>>>

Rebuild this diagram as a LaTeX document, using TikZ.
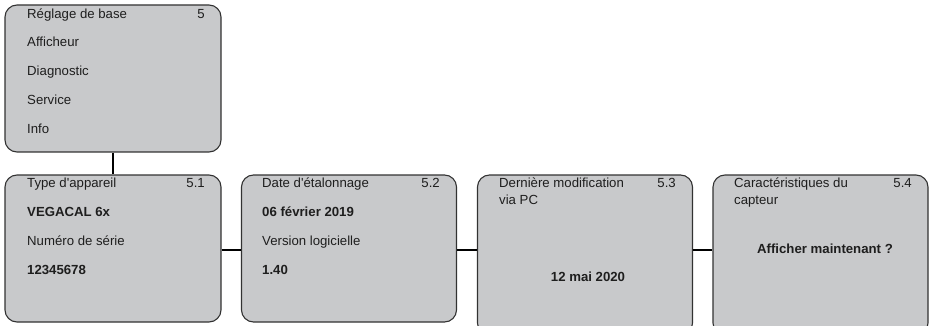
\documentclass[tikz,border=0pt]{standalone}
\usepackage{fontspec}
\setmainfont{Liberation Sans}[Ligatures=TeXOff]
\definecolor{boxfill}{RGB}{200,201,203}
\definecolor{boxline}{RGB}{50,50,50}
\definecolor{txt}{RGB}{30,30,30}
\begin{document}
\begin{tikzpicture}[x=1pt,y=-1pt,
  menubox/.style={draw=boxline, fill=boxfill, line width=1.1pt, rounded corners=12pt},
  lbl/.style={anchor=mid west, inner sep=0pt, text=txt, font=\fontsize{13.2}{14.5}\selectfont},
  bl/.style={lbl, font=\fontsize{13.2}{14.5}\selectfont\bfseries},
  num/.style={anchor=mid east, inner sep=0pt, text=txt, font=\fontsize{13.2}{14.5}\selectfont},
  conn/.style={line width=2.4pt, black}]
\useasboundingbox (0,0) rectangle (929,326);
\clip (0,0) rectangle (929,326);
% boxes
\node[menubox, minimum width=216pt, minimum height=147pt, inner sep=0pt] (top) at (113,78.5) {};
\node[menubox, minimum width=216pt, minimum height=147pt, inner sep=0pt] (b1) at (113,248.5) {};
\node[menubox, minimum width=215pt, minimum height=147pt, inner sep=0pt] (b2) at (349,248.5) {};
\node[menubox, minimum width=215pt, minimum height=160pt, inner sep=0pt] (b3) at (585,255) {};
\node[menubox, minimum width=215pt, minimum height=160pt, inner sep=0pt] (b4) at (820.5,255) {};
% connectors
\draw[conn] (top.south) -- (b1.north);
\coordinate (hy) at (0,250);
\draw[conn] (b1.east |- hy) -- (b2.west |- hy);
\draw[conn] (b2.east |- hy) -- (b3.west |- hy);
\draw[conn] (b3.east |- hy) -- (b4.west |- hy);
% top box texts
\node[lbl] (t0) at (27,16) {Réglage de base};
\node[num] (t0n) at (205,16) {5};
\node[lbl] (t1) at (27,44) {Afficheur};
\node[lbl] (t2) at (27,73) {Diagnostic};
\node[lbl] (t3) at (27,102) {Service};
\node[lbl] (t4) at (27,131) {Info};
% box 1
\node[lbl] (a1) at (27,185) {Type d'appareil};
\node[num] (a1n) at (205,185) {5.1};
\node[bl] (a2) at (27,214) {VEGACAL 6x};
\node[lbl] (a3) at (27,243) {Numéro de série};
\node[bl] (a4) at (27,272) {12345678};
% box 2
\node[lbl] (c1) at (262,185) {Date d'étalonnage};
\node[num] (c1n) at (440,185) {5.2};
\node[bl] (c2) at (262,214) {06 février 2019};
\node[lbl] (c3) at (262,243) {Version logicielle};
\node[bl] (c4) at (262,272) {1.40};
% box 3
\node[lbl] (d1) at (499,185) {Dernière modification};
\node[lbl] (d2) at (499,202) {via PC};
\node[num] (d1n) at (676,185) {5.3};
\node[bl, anchor=mid] (d3) at (588,279) {12 mai 2020};
% box 4
\node[lbl] (e1) at (734,185) {Caractéristiques du};
\node[lbl] (e2) at (734,202) {capteur};
\node[num] (e1n) at (912,185) {5.4};
\node[bl, anchor=mid] (e3) at (825,251) {Afficher maintenant ?};
\end{tikzpicture}
\end{document}
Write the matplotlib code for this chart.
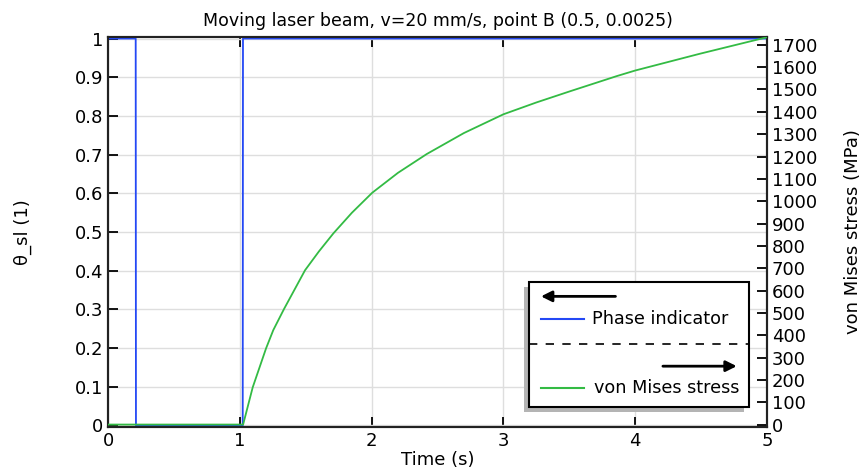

<<<

* [WHAT YOU NEED TO DO] Pictures stay out; repeat all the rest of the records exactly.

* [PROBLEM SOLUTION]
Rebuild this diagram as a LaTeX document, using TikZ.
\documentclass[tikz,border=0pt]{standalone}
\usepackage{fontspec}
\setmainfont{Liberation Sans}[Ligatures=TeXOff]
\definecolor{boxfill}{RGB}{200,201,203}
\definecolor{boxline}{RGB}{50,50,50}
\definecolor{txt}{RGB}{30,30,30}
\begin{document}
\begin{tikzpicture}[x=1pt,y=-1pt,
  menubox/.style={draw=boxline, fill=boxfill, line width=1.1pt, rounded corners=12pt},
  lbl/.style={anchor=mid west, inner sep=0pt, text=txt, font=\fontsize{13.2}{14.5}\selectfont},
  bl/.style={lbl, font=\fontsize{13.2}{14.5}\selectfont\bfseries},
  num/.style={anchor=mid east, inner sep=0pt, text=txt, font=\fontsize{13.2}{14.5}\selectfont},
  conn/.style={line width=2.4pt, black}]
\useasboundingbox (0,0) rectangle (929,326);
\clip (0,0) rectangle (929,326);
% boxes
\node[menubox, minimum width=216pt, minimum height=147pt, inner sep=0pt] (top) at (113,78.5) {};
\node[menubox, minimum width=216pt, minimum height=147pt, inner sep=0pt] (b1) at (113,248.5) {};
\node[menubox, minimum width=215pt, minimum height=147pt, inner sep=0pt] (b2) at (349,248.5) {};
\node[menubox, minimum width=215pt, minimum height=160pt, inner sep=0pt] (b3) at (585,255) {};
\node[menubox, minimum width=215pt, minimum height=160pt, inner sep=0pt] (b4) at (820.5,255) {};
% connectors
\draw[conn] (top.south) -- (b1.north);
\coordinate (hy) at (0,250);
\draw[conn] (b1.east |- hy) -- (b2.west |- hy);
\draw[conn] (b2.east |- hy) -- (b3.west |- hy);
\draw[conn] (b3.east |- hy) -- (b4.west |- hy);
% top box texts
\node[lbl] (t0) at (27,16) {Réglage de base};
\node[num] (t0n) at (205,16) {5};
\node[lbl] (t1) at (27,44) {Afficheur};
\node[lbl] (t2) at (27,73) {Diagnostic};
\node[lbl] (t3) at (27,102) {Service};
\node[lbl] (t4) at (27,131) {Info};
% box 1
\node[lbl] (a1) at (27,185) {Type d'appareil};
\node[num] (a1n) at (205,185) {5.1};
\node[bl] (a2) at (27,214) {VEGACAL 6x};
\node[lbl] (a3) at (27,243) {Numéro de série};
\node[bl] (a4) at (27,272) {12345678};
% box 2
\node[lbl] (c1) at (262,185) {Date d'étalonnage};
\node[num] (c1n) at (440,185) {5.2};
\node[bl] (c2) at (262,214) {06 février 2019};
\node[lbl] (c3) at (262,243) {Version logicielle};
\node[bl] (c4) at (262,272) {1.40};
% box 3
\node[lbl] (d1) at (499,185) {Dernière modification};
\node[lbl] (d2) at (499,202) {via PC};
\node[num] (d1n) at (676,185) {5.3};
\node[bl, anchor=mid] (d3) at (588,279) {12 mai 2020};
% box 4
\node[lbl] (e1) at (734,185) {Caractéristiques du};
\node[lbl] (e2) at (734,202) {capteur};
\node[num] (e1n) at (912,185) {5.4};
\node[bl, anchor=mid] (e3) at (825,251) {Afficher maintenant ?};
\end{tikzpicture}
\end{document}
Write the matplotlib code for this chart.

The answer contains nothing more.